A customer in the bookstore one day, a man perhaps the age of my own son, asked me what I would be doing in January, and when I mentioned Arizona, he was scornful. “Chicken!” was his parting shot as he went out the door. Well, I have many Michigan winters under my belt. I have known two years when all five of the Great Lakes froze over. I have gone through winter power outages, once for four days, in an old farmhouse. I have kept my bookstore open through many frozen months, though it made absolutely no financial sense whatsoever to do so, and one year the bookstore served as winter coffee shop for the village, no other business in town inclined to provide the desired social outlet for year-rounders’ cabin fever. In short, you could say that I have paid my dues, but there is so much more to it than that. I have loved the beauty and challenge of my Michigan winters, from January 1967 onward and have hundreds of photos taken over the years to remind me of them all.
However — again I beat this tiresome drum — I am not retired, and so the travel rewards that others reap in retirement (or, while still working, as summer vacation) I take now in annual winter installments. “Summers off!” we graduate students used to remind each other, anticipating academic careers. That was a path I left those friends pursuing without me, and now, as they retire one by one to golden years of leisure and I continue to work, as they fly and sail through the summer from one continent to another, stopping at islands in between, I whisper to myself from time to time, “Winters off!”

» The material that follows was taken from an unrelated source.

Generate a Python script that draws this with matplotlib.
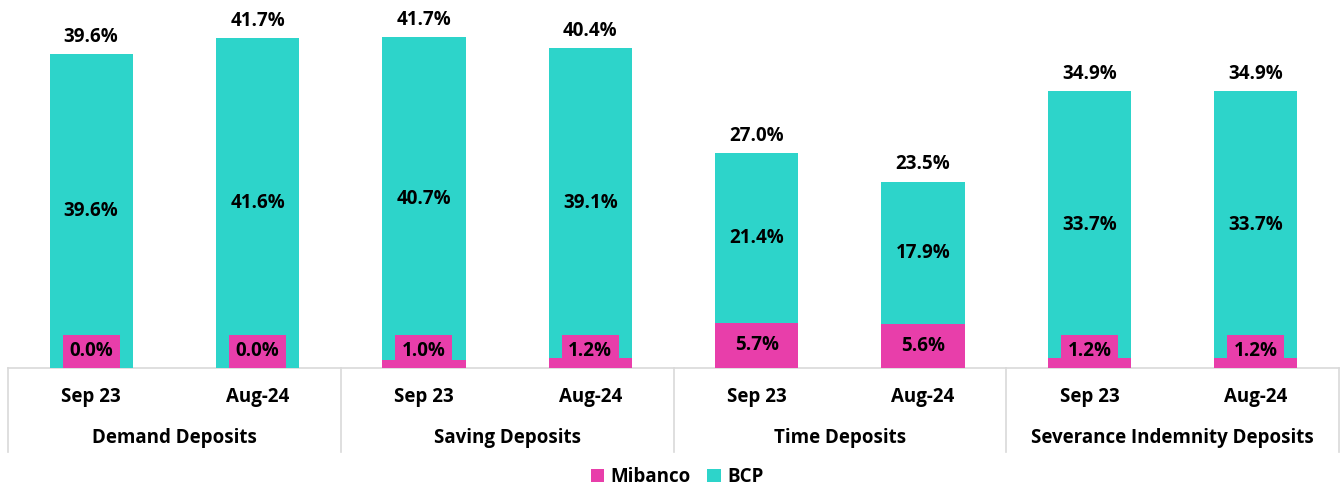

Anyone, though, who thinks I love southern Arizona only as an escape from Michigan blizzards sells me and Arizona short. Tourists and summer people from Chicago and St. Louis do not come to northern Michigan in summer only to escape the heat, after all. They love the world they find here, as I have come to love the high desert of the Southwest. Leaving aside for a moment the wondrous details of horses and cows, ghost towns and dust, mountain roads and dry washes, and without getting, I hope, too metaphysical in a Kantian or even a Bergsonian kind of way, I love the space and time of my Arizona winters. Our winter cabin is small, but it is essentially one large room, and that room is not crowded or cluttered. There is plenty of space for yoga stretches. And outdoors my view stretches to mountains in every direction. The very emptiness of space is the luxury of it. And the same is true for time. So few demands! Time to dream, to explore, to read and write, or simply to be — out in the sun, looking off down the wash for cows or wildlife or up to the mountains to do nothing more than watch the light change.
And still more. Not only space and time but an alternative history I might have had. Born somewhere else, to a different family, growing up on a ranch — in the high desert I come as close as possible to imagining that other life, the one I never lived. It feels almost within reach…. I would have been placed in the saddle when still a toddler. Before adolescence, I would have been rousted from sleep in the dark to help my parents and older siblings move cattle before the heat of the day. Throughout my school years, I would have competed in rodeo events and by this time of life have earned a deeply creased and brown face attesting to years lived in the sun….
I love my Michigan life — verdant hills and sparkling waters, talented writers and devoted readers, green fields and woods and back roads from Indiana to Ontario. Michigan has been very good to this Dakota-born, Illinois-raised transplant. But life’s brevity, as I see it, demands of me that I laminate possibilities like layers. “You’re living my dream!” people have said to me in my bookstore over the course of twenty-five years, and they love getting close to that dream, visiting it from one summer to the next. It’s a life they can imagine themselves having lived. And that is the spirit I take to Junior Rodeo in Willcox, Arizona, where my heart thrills to see young cowgirls living my dream — the other one, the one never made real. Underneath the bookseller, there lives a cowgirl, a rancher, a farmer.
The dreams we work to achieve, the realized dreams that others see, define us to the world, but the dreams that persist in us simply as dreams, whether anyone else sees them in us or not, are very much a part of us, too. Don't you feel that way about yours?